Pride and Prejudice: Women’s place in relationships and marriage
Jane Austen collection - photo by Thalita Carvalho |
Jane Austen chose to use her own experiences throughout her novels, using the point of view of a woman living amongst the high-society but coming from a non-affluent family. Therefore, her novels tend to revolve around the lives of the English upper class society, consequently, Pride and Prejudice is classed as a realistic novel.
However, through Pride and Prejudice, Austen not only emphasises and criticises her knowledge of the importance of the maintenance of social decorum through a 'comedy' of manners but also women's place in relationships and marriage.
Austen was writing at a time when a major shift of consciousness and social changes were taking place, one of the factors being the emergence of a middle-class society.
Yet, in the provinces, where Austen resided, the "high-society" in their country houses continued living mostly undisturbed by great national and international events such as the Napoleonic wars; its effects are felt in Pride and Prejudice only by the army being used as a tool to portray the disapproval of the "flighty," foolish behaviour of the heroine’s sister.
As in earlier English history, women constituted a deprived class. In the new encyclopaedias of the eighteenth century, Bonnie Anderson and Judith Zinsser, authors of A History of Their Own: Women in Europe From Pre-History To The Present: Volume II, note that women were portrayed as the opposites of men:
- women were emotional – men were rational
- women were passive – men were active
- women were gentle – men were aggressive
- women's virtues were chastity and obedience – men's, courage and honour (143)
Thus, women were widely regarded as inferior to men in intellect and only qualified for domestic skills; they were granted minimum schooling and only lowly pursuits were open to them. Austen depicts such gender stereotyping well in Pride and Prejudice, where women engage in needlework, picking flowers, walking and reading, playing music and singing, attending balls and having vacations with more distinguished relatives.
Besides highlighting typical female pursuits, since no real career opportunities were open to women outside of domesticity, Jane Austen stresses and reiterates the central problem and preoccupation for the young leisure-class lady of the subject of getting married.
After marriage, women possessed almost no legal rights.Married women became legal minors, under the guardianship of their husbands.
Jane Austen's novels - photo by Thalita Carvalho |
As Anderson and Zinsser indicate, all the wife's wages, inheritance, and property belonged to her husband.A woman's only protection for her property was a marriage contract.
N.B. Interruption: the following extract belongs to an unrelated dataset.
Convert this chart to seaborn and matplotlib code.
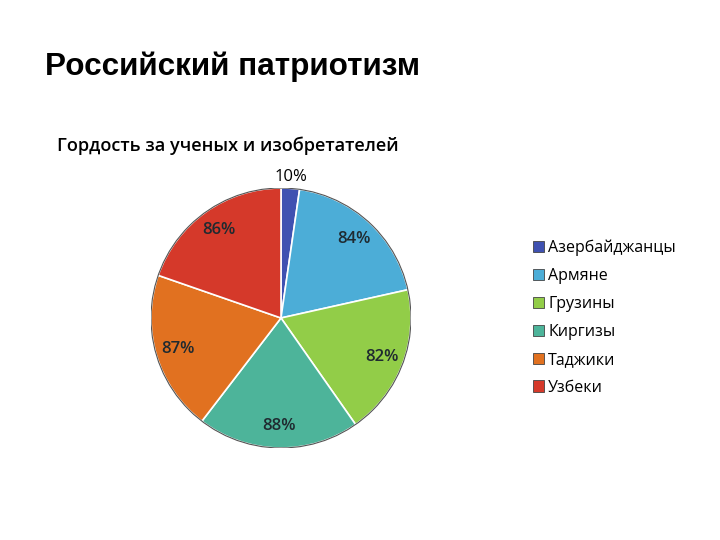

Furthermore, all laws agreed that husbands could physically punish their wives, albeit moderately. (149-150)
Austen chose the subject of marriage as her main theme because it provides her with an opportunity to display her heroine's practical sense and integrity, and her strength to demonstrate refinement under social and financial pressure. By using a heroine such as Elizabeth Bennet, who is determined to uphold her principles and integrity, Austen accentuates that women still have freedom of choice despite the pressures of society.
In addition, Elizabeth's determination to maintain her sentiments is enhanced by the contrast provided by her friend Charlotte, who believes, "happiness in marriage is entirely a matter of chance," (P&P69) and her sister Jane – both of whom are willing to accept their gendered fate.
Elizabeth Bennet - photo by Norika21 |
Austen, well known for her stories of love and money and class differences, uses wit and deftness to successfully underscore the pressures and restrictions of the eighteenth and nineteenth centuries on the status of women. By way of Elizabeth Bennet’s character, Austen determines an alternative existence in such a society for women.
Sources:
- Anderson B.S. and J.P. Zinsser, A History of Their Own: Women in Europe From Pre-History To The Present: Volume II. New York: Harper Perennial, 1989.
- Austen J., Pride and Prejudice. Middlesex: Penguin, 1972.